A screening program developed to prevent the Zika virus from reaching the Red Cross' blood supply, which costs around $137 million to operate annually, only detected eight units that tested positive for Zika between June 2016 and September 2017, according to a study published in The New England Journal of Medicine.
Of the eights units, half contained Zika antibodies as well as virus, suggesting they likely could not have infected a recipient during a blood transfusion.
The high cost of screening and low number of positive detections equals an estimated $5.3 million for each positive unit the Red Cross took from the system, according to the study. FDA policy currently requires blood suppliers to test each donation they receive individually, which accounts for the high cost.
Senior study author and vice president of scientific affairs at the American Red Cross Biomedical Services Susan Stramer, PhD, said testing blood donations in small pools rather than individually could cut Zika screening costs in half.

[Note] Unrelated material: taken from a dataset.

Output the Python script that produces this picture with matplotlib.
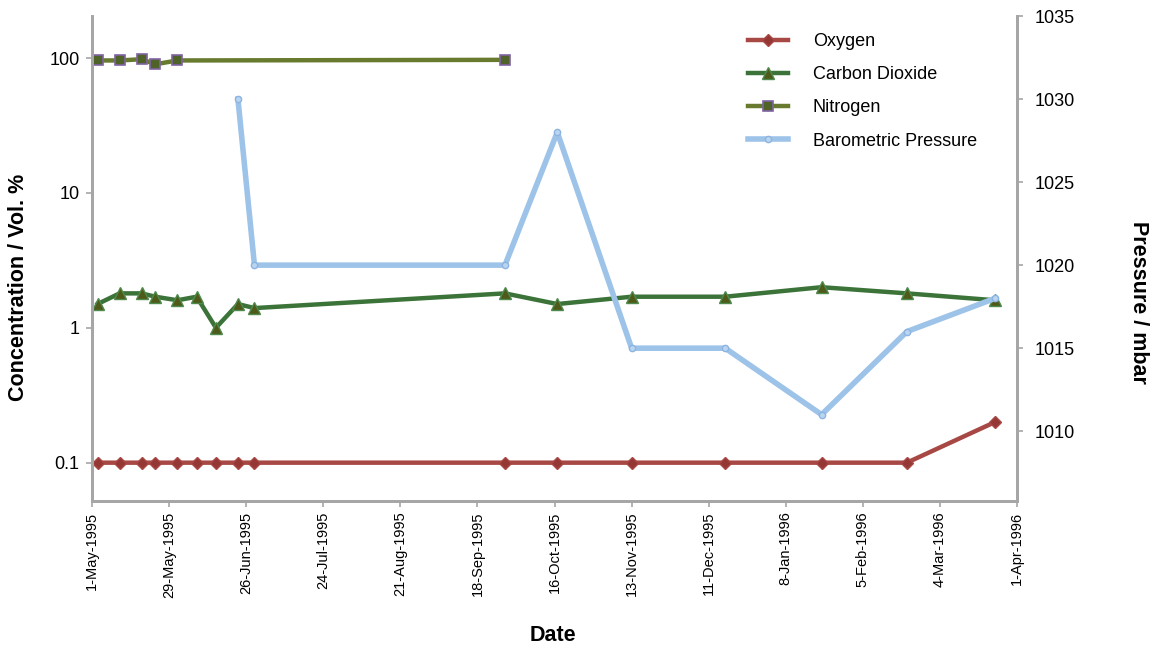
import matplotlib
matplotlib.use("Agg")
import matplotlib.pyplot as plt
import matplotlib.ticker as mticker
import pandas as pd

plt.rcParams["font.family"] = ["Liberation Sans", "DejaVu Sans"]

# sampling dates
early_dates = ["1995-05-03", "1995-05-11", "1995-05-19", "1995-05-24", "1995-06-01",
               "1995-06-08", "1995-06-15", "1995-06-23", "1995-06-29"]
late_dates = ["1995-09-28", "1995-10-17", "1995-11-13", "1995-12-17", "1996-01-21",
              "1996-02-21", "1996-03-24"]

oxygen_dates = pd.to_datetime(early_dates + late_dates)
oxygen = [0.1, 0.1, 0.1, 0.1, 0.1, 0.1, 0.1, 0.1, 0.1,
          0.1, 0.1, 0.1, 0.1, 0.1, 0.1, 0.2]

co2_dates = pd.to_datetime(early_dates + late_dates)
co2 = [1.5, 1.8, 1.8, 1.7, 1.6, 1.7, 1.0, 1.5, 1.4,
       1.8, 1.5, 1.7, 1.7, 2.0, 1.8, 1.6]

nitrogen_dates = pd.to_datetime(["1995-05-03", "1995-05-11", "1995-05-19", "1995-05-24",
                                 "1995-06-01", "1995-09-28"])
nitrogen = [96, 96, 98, 90, 96, 97]

pressure_dates = pd.to_datetime(["1995-06-23", "1995-06-29"] + late_dates)
pressure = [1030, 1020, 1020, 1028, 1015, 1015, 1011, 1016, 1018]

tick_dates = pd.date_range("1995-05-01", "1996-04-01", freq="28D")
tick_labels = [f"{d.day}-{d.strftime('%b-%Y')}" for d in tick_dates]

AXIS_GREY = "#A6A6A6"

fig = plt.figure(figsize=(11.59, 6.59), dpi=100)
ax = fig.add_axes([0.0794, 0.2398, 0.7981, 0.7359])
ax2 = ax.twinx()

l1, = ax.plot(oxygen_dates, oxygen, color="#A84844", lw=3.2, marker="D", ms=6.5,
              mfc="#953735", mec="#A84844", label="Oxygen")
l2, = ax.plot(co2_dates, co2, color="#3B7339", lw=3.2, marker="^", ms=9,
              mfc="#4F5A1A", mec="#4E8A4C", label="Carbon Dioxide")
l3, = ax.plot(nitrogen_dates, nitrogen, color="#677A2E", lw=3.2, marker="s", ms=7.5,
              mfc="#4F6228", mec="#8064A2", mew=1.2, label="Nitrogen")
l4, = ax2.plot(pressure_dates, pressure, color="#9DC3E9", lw=4, marker="o", ms=4.5,
               mfc="#B9D5F0", mec="#8DB3E2", label="Barometric Pressure")

ax.set_yscale("log")
ax.set_ylim(0.052, 205)
ax.yaxis.set_major_locator(mticker.FixedLocator([0.1, 1, 10, 100]))
ax.yaxis.set_major_formatter(mticker.FixedFormatter(["0.1", "1", "10", "100"]))
ax.yaxis.set_minor_locator(mticker.NullLocator())

ax.set_xlim(tick_dates[0], tick_dates[-1])
ax.set_xticks(tick_dates)
ax.set_xticklabels(tick_labels, rotation=90)

ax2.set_ylim(1005.8, 1035)
ax2.set_yticks([1010, 1015, 1020, 1025, 1030, 1035])

for a in (ax, ax2):
    for sp in a.spines.values():
        sp.set_color(AXIS_GREY)
        sp.set_linewidth(2)
    a.spines["top"].set_visible(False)
    a.tick_params(colors=AXIS_GREY, labelcolor="black", labelsize=13, length=4, width=1.2)
ax.tick_params(axis="x", labelsize=10.5)
ax.tick_params(axis="y", pad=5)
ax2.tick_params(axis="y", pad=9)

ax.set_xlabel("Date", fontsize=15.5, fontweight="bold", va="center")
ax.xaxis.set_label_coords(0.498, -0.278)
ax.set_ylabel("Concentration / Vol. %", fontsize=15.5, fontweight="bold", va="center")
ax.yaxis.set_label_coords(-0.080, 0.44)
ax2.set_ylabel("Pressure / mbar", fontsize=15.5, fontweight="bold", rotation=-90, va="center")
ax2.yaxis.set_label_coords(1.131, 0.41)

leg = ax.legend(handles=[l1, l2, l3, l4], loc="upper left", bbox_to_anchor=(0.709, 0.965),
                frameon=False, fontsize=13, handlelength=2.2, handletextpad=1.4,
                labelspacing=0.9, borderaxespad=0, borderpad=0)

fig.savefig("out.png", dpi=100)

"For Zika, we treat that virus differently than we treat any other virus," Dr. Stramer told STAT. "So I think the argument we're trying to make is that Zika should be treated just like West Nile or HIV … etc., and not have to test each donation individually. Because it's certainly a waste of resources and a waste of our capacity, which we should be using that for other things."
The FDA said does not typically comment on individual studies, the agency said an emailed statement to STAT. Although the statement did not specify why the agency has not yet acted on its advisory panel's recommendation from December, the statement said the agency is considering a revision of the Zika screening guidelines.